— Task objective —
Copy out, from the entries below, each line holding the string "this".

— Dataset entries —
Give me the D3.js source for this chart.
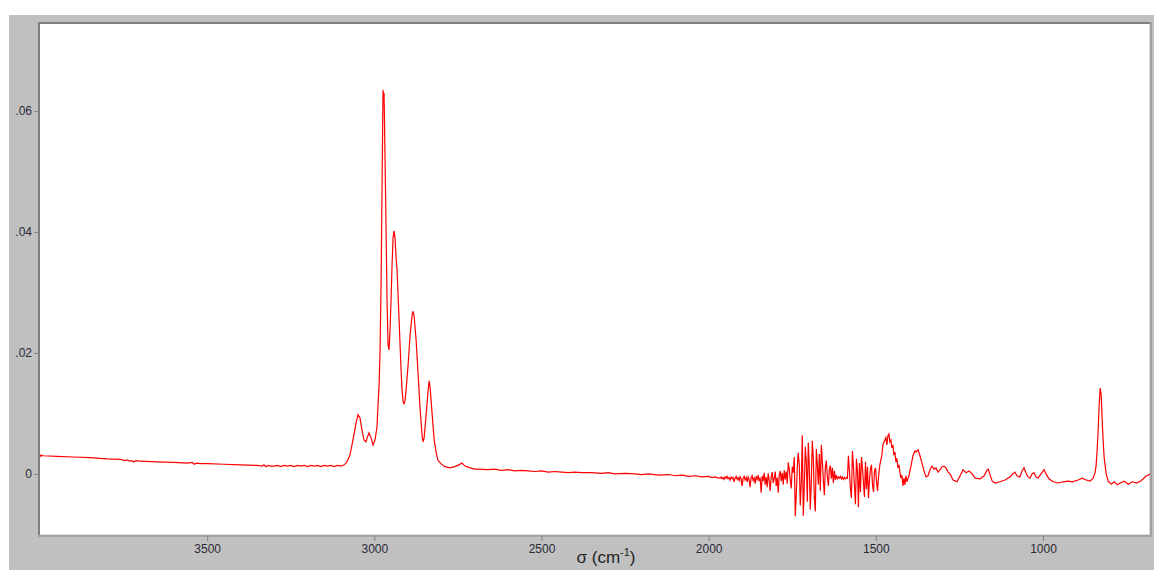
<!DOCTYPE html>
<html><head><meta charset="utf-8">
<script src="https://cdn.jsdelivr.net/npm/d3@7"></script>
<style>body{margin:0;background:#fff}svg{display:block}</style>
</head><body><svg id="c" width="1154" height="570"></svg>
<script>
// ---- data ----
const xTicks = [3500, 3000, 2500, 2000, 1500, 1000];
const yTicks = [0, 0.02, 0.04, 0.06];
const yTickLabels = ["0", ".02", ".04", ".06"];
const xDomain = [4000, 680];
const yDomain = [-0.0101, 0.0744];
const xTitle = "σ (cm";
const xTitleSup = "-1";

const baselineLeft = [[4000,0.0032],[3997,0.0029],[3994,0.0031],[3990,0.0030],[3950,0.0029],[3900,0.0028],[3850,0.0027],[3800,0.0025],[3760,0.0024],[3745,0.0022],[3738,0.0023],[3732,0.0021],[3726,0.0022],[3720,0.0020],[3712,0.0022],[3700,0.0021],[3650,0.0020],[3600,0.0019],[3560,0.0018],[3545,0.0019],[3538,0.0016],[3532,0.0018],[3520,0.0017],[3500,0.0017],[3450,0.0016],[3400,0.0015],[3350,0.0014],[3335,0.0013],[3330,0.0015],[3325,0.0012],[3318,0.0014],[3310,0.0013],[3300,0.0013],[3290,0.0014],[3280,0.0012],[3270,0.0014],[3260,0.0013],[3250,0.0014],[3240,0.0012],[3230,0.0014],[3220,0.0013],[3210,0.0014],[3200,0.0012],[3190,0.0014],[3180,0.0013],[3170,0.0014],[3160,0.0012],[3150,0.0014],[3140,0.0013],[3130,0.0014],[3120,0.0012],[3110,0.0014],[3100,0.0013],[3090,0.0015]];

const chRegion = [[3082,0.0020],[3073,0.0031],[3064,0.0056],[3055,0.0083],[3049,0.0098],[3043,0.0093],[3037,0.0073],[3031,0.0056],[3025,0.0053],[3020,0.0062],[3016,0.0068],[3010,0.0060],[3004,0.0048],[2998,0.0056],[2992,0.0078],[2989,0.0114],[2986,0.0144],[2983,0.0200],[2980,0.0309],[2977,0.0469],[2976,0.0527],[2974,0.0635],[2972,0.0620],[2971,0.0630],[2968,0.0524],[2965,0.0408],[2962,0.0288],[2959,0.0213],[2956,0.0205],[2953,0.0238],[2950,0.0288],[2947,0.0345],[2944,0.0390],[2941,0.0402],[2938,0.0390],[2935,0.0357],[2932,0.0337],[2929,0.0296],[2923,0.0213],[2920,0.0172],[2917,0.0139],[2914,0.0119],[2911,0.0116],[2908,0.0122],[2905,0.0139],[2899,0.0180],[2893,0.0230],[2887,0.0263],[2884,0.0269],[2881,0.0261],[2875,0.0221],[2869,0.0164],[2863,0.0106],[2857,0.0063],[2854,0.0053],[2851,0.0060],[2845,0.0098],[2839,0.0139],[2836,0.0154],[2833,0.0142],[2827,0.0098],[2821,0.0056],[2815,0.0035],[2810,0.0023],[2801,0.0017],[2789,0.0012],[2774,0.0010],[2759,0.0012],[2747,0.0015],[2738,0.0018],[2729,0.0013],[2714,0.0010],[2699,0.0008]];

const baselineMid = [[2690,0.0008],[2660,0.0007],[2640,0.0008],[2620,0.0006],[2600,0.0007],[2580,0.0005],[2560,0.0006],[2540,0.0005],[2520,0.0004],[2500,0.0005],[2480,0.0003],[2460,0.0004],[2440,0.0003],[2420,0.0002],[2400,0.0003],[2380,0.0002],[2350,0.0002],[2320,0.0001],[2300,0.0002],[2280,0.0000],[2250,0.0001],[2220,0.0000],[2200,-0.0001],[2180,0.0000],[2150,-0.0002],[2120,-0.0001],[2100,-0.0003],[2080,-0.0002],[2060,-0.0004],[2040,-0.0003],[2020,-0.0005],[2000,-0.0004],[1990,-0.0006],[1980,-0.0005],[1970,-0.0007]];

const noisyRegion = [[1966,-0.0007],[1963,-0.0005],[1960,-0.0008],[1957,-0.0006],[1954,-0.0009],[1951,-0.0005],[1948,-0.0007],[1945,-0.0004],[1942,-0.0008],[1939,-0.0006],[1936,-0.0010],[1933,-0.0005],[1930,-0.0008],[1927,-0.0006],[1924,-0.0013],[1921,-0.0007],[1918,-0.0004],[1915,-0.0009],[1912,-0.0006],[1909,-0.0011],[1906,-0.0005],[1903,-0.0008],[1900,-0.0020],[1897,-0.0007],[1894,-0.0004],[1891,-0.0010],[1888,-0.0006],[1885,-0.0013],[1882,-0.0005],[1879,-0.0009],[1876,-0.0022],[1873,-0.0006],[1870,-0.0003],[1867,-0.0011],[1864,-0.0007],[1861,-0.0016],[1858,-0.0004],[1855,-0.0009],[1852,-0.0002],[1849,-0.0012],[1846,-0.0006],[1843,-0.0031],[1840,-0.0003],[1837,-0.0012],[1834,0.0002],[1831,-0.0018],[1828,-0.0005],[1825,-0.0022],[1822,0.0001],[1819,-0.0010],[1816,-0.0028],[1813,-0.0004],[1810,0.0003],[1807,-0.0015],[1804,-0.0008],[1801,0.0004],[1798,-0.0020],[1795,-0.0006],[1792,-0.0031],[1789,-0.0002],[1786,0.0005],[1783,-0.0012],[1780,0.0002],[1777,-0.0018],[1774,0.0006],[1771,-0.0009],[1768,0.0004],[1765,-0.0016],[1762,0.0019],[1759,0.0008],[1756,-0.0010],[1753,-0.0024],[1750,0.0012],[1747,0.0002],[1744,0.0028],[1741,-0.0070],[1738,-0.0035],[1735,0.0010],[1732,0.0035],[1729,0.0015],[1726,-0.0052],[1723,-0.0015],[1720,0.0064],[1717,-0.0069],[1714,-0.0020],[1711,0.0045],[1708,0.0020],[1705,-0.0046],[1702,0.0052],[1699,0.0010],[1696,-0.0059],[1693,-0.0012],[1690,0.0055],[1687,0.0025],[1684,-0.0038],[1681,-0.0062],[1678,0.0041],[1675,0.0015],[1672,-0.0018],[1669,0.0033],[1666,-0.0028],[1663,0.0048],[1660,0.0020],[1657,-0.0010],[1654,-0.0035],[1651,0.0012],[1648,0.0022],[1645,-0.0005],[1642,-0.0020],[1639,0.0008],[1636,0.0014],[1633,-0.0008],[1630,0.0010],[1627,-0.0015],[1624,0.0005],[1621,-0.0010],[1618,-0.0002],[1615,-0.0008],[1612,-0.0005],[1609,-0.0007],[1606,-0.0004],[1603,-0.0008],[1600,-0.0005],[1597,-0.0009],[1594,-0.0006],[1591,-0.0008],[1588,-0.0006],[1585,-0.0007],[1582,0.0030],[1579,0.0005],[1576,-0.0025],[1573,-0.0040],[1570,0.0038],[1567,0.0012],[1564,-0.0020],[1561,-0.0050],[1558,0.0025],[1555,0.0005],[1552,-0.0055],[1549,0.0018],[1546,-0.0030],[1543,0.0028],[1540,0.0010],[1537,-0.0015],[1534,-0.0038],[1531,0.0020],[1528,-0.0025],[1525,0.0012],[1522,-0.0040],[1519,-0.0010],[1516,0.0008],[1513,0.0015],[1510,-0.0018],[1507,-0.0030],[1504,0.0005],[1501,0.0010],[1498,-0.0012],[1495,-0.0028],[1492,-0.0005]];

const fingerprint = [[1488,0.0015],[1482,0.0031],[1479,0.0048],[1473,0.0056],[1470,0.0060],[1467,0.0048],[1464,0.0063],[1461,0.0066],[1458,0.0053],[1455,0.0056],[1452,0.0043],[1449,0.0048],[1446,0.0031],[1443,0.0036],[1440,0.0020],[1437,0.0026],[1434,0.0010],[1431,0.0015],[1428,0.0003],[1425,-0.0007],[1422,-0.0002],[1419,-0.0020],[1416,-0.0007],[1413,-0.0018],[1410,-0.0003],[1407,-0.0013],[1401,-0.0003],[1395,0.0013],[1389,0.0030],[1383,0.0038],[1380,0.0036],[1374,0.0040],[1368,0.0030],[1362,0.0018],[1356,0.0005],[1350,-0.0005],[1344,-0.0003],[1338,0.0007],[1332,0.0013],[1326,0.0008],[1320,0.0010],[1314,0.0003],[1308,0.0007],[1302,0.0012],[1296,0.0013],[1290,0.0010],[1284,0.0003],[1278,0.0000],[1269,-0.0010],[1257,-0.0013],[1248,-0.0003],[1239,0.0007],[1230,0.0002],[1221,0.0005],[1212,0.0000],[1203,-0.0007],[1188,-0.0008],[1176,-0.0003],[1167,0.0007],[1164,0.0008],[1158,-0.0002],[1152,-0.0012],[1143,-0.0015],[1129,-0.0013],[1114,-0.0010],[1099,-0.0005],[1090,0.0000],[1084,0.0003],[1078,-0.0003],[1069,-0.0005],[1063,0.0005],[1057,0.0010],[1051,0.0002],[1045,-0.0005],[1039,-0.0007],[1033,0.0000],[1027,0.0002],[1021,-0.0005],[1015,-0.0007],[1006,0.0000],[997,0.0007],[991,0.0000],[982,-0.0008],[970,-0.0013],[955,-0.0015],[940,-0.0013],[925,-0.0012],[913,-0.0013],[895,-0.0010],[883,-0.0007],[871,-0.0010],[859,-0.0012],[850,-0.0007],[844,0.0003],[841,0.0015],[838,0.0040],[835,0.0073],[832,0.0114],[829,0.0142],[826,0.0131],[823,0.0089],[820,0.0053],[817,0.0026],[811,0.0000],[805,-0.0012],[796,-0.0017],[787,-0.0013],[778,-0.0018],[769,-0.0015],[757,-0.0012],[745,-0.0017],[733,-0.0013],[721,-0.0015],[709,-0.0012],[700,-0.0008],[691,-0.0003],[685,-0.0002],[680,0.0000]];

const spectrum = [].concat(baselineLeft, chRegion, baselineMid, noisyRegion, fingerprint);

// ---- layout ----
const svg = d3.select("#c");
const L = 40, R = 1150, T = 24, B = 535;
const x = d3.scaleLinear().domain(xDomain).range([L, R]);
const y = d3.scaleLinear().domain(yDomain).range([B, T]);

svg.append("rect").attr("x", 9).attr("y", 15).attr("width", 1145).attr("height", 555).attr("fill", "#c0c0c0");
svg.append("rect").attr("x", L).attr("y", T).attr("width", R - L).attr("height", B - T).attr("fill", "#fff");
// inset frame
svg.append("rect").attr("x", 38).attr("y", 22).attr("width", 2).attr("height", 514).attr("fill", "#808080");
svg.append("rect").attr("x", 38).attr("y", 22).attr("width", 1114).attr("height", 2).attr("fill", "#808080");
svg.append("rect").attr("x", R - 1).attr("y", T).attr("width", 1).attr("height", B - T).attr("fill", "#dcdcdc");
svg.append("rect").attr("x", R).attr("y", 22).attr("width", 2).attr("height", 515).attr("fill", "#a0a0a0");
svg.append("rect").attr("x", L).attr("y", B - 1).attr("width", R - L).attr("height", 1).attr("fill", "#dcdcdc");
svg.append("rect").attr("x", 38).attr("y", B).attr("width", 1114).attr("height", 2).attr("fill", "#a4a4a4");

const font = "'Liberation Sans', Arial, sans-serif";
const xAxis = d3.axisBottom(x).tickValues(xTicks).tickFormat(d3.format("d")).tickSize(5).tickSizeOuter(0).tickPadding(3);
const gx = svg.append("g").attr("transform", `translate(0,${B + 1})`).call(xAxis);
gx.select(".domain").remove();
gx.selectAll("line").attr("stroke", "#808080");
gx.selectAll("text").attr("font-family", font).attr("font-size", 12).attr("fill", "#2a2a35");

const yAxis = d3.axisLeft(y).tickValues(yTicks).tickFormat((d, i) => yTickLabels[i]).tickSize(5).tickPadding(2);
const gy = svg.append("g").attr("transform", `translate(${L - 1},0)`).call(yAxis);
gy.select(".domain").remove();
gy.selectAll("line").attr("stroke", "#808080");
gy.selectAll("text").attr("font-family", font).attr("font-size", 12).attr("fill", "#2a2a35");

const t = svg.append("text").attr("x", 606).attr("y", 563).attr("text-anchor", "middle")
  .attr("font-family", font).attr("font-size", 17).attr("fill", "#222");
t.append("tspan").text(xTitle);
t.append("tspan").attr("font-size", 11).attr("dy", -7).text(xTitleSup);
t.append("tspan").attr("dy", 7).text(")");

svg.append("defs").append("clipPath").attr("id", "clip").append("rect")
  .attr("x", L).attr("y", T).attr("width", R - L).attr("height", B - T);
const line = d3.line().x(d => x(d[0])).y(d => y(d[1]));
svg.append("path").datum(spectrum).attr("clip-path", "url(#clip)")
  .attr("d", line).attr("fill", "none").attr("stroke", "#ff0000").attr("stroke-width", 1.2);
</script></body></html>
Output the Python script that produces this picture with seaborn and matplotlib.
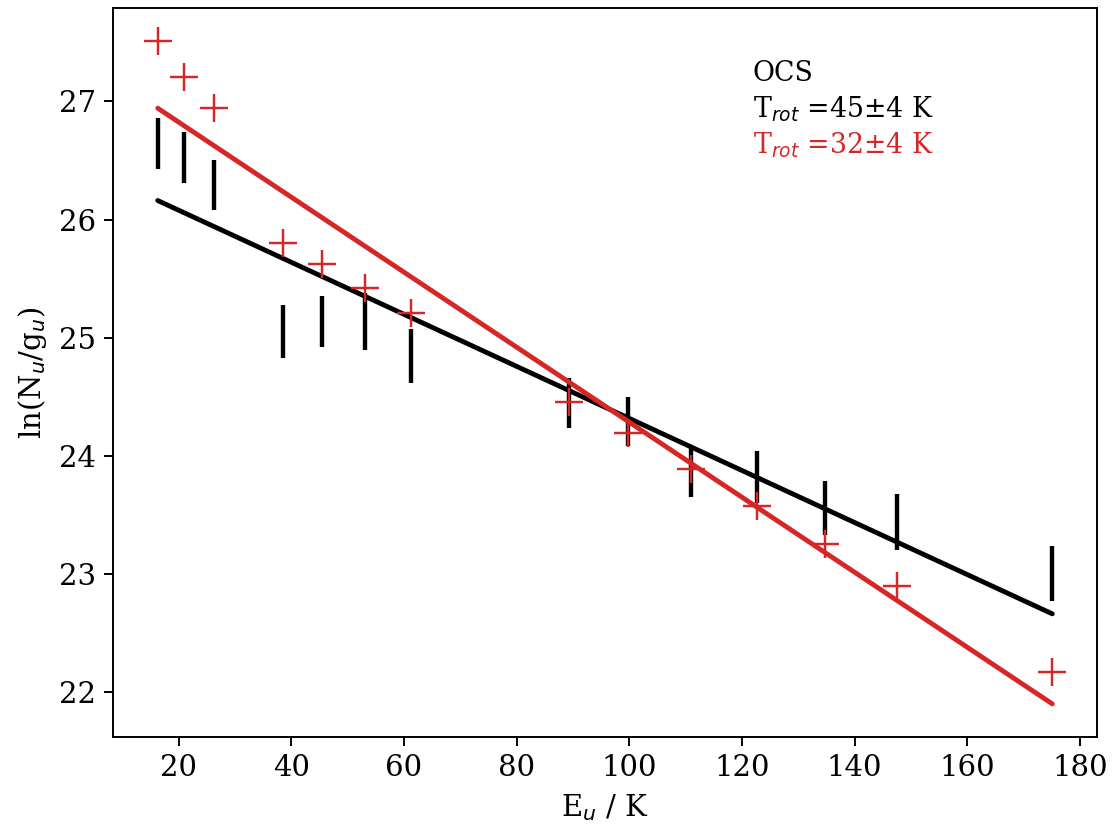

— The response —
Give me the D3.js source for this chart.
Output the Python script that produces this picture with seaborn and matplotlib.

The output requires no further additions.